Terry Xu: Wines as a social ‘name card’


Wine is a type of alcoholic drink; for most of us, it’s the perfect choice when we want some flavoured alcohol which is not too alcoholic.

Image: wine lovers at 2015 Decanter Shanghai Fine Wine Encounter
Image: wine lovers at 2015 Decanter Shanghai Fine Wine Encounter

In China, we link grape wines to a healthy lifestyle, and see it as an appropriate gift. Therefore, we tend to distinguish wines from other alcoholic drinks.

China as a country has a massive population and is rapidly building up its fortune. We have very little wine culture, and we tend to hang out with only those who share the same social status as ours. Under such circumstances, promoting wine is a complicated task.
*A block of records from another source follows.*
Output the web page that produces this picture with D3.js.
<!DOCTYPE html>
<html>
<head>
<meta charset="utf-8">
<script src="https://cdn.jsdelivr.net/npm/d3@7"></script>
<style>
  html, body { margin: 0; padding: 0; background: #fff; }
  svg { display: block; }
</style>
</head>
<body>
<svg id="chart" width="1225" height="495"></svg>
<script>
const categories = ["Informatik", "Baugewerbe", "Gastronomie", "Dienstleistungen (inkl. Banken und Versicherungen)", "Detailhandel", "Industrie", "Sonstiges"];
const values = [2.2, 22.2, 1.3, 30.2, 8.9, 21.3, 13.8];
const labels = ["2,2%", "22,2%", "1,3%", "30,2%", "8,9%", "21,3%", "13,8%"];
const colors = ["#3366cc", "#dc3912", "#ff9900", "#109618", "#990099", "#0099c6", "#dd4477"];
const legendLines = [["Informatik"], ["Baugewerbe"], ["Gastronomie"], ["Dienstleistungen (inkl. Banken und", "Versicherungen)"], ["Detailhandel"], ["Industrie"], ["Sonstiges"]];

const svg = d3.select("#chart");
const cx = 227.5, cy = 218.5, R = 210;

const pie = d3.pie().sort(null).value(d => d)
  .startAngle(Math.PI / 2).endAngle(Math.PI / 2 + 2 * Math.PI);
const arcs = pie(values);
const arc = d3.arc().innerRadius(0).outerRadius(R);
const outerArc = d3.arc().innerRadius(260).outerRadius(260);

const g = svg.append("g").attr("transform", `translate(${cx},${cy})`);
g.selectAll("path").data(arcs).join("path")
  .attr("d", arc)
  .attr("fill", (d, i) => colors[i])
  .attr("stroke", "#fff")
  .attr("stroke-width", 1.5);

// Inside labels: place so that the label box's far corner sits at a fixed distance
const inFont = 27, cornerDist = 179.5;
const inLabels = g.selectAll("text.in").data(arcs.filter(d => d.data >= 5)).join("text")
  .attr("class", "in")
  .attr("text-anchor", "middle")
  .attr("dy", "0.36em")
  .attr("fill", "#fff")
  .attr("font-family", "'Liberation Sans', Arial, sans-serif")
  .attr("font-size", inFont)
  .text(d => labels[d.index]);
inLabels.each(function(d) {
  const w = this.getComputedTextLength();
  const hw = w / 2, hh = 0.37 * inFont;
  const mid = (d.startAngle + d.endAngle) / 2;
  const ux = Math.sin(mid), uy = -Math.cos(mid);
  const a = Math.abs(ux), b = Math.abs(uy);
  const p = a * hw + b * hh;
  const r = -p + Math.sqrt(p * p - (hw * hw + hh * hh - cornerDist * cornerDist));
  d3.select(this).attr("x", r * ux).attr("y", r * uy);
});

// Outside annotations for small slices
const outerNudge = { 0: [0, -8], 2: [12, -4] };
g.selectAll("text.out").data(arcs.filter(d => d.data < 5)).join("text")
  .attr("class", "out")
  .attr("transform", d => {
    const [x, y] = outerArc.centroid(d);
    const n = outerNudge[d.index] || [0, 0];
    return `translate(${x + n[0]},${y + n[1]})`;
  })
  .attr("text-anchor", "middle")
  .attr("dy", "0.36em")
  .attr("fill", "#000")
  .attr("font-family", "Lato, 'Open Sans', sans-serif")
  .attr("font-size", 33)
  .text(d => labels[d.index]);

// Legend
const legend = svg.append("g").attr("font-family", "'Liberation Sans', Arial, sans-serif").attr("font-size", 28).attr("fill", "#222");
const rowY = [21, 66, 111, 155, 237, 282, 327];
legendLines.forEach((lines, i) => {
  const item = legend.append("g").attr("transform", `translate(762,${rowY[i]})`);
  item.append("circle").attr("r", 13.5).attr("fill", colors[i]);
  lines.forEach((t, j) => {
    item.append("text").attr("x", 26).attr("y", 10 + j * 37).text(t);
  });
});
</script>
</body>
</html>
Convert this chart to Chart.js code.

Those who become rich (both spiritually and financially, I shall point out) earlier than others have been eager to brand their social status with various titles and labels.

Fortunately, the public attitude towards the rich is turning from ‘hatred’ to ‘admiration’ in China. A good ‘title’ for the high achievers is almost as good as being a fashion icon, which becomes popular instantly among us. The amount of attention attracted by the various ‘People of the Year’ awards is perhaps the best evidence to the ‘title fever’.

Now comes the age of the middle class, namely those born after the 1980s. The social ‘name cards’ in China are getting increasingly diverse and segmented, as the middle class seek their unique ‘label’, especially hobbies, to brand their social status and identity.

Among the latest popular hobbies are music, cars, travel and, funnily enough, jogging. Honestly, the Chinese have never loved running so much.

Wine has also caught the social identity fashion. To begin with, drinkers and non-drinkers almost belong to two different worlds. Those who do drink can be categorised into white spirit drinkers and red wine drinkers. (You wonder why there isn’t an honourable social title for beer drinkers? Because almost everyone in China drinks beer. There’s simply nothing special about it.)

Wine drinkers then separate themselves into two groups—those who drink domestic wines and those who drink imported wines. This is where things get really complicated and interesting.

The preferences of domestic wine drinkers can be easily split in two—Great Wall and Changyu, the two biggest domestic brands.

The diversity of imported wines, however, fractions the drinkers with their preferred wine countries and grape varieties. We had a heat wave of Bordeaux and Cabernet Sauvignon a couple of years ago, now Burgundy and Pinot Noir are the most popular; in-between there were some temporary fevers for Aussie Shiraz and Chilean wines. Anything can be the next.

What’s foreseeable, though, is that with more Chinese people starting to drink wine, those who joined the wine circle first need to work really hard to stay in the game. Meanwhile, wine lovers will continue to segment themselves in the ‘battlefield’ of wine social circle. Mark my words, one day there will be some serious drinkers in China who claim to only drink xx vintage of xxx before the famous winemaker had his/her first/second/third baby.

As a professional writer working in the wine business, I am half happy and half worried about the move. Certainly the booming wine market is good news for all of us; but as consumers start to become serious about wine, the fine line between amateurs and professionals is getting blurry. If I want to hold on to my job, the only way is to continue improving myself.

Maybe this year is the year to get my Master of Wine studies going.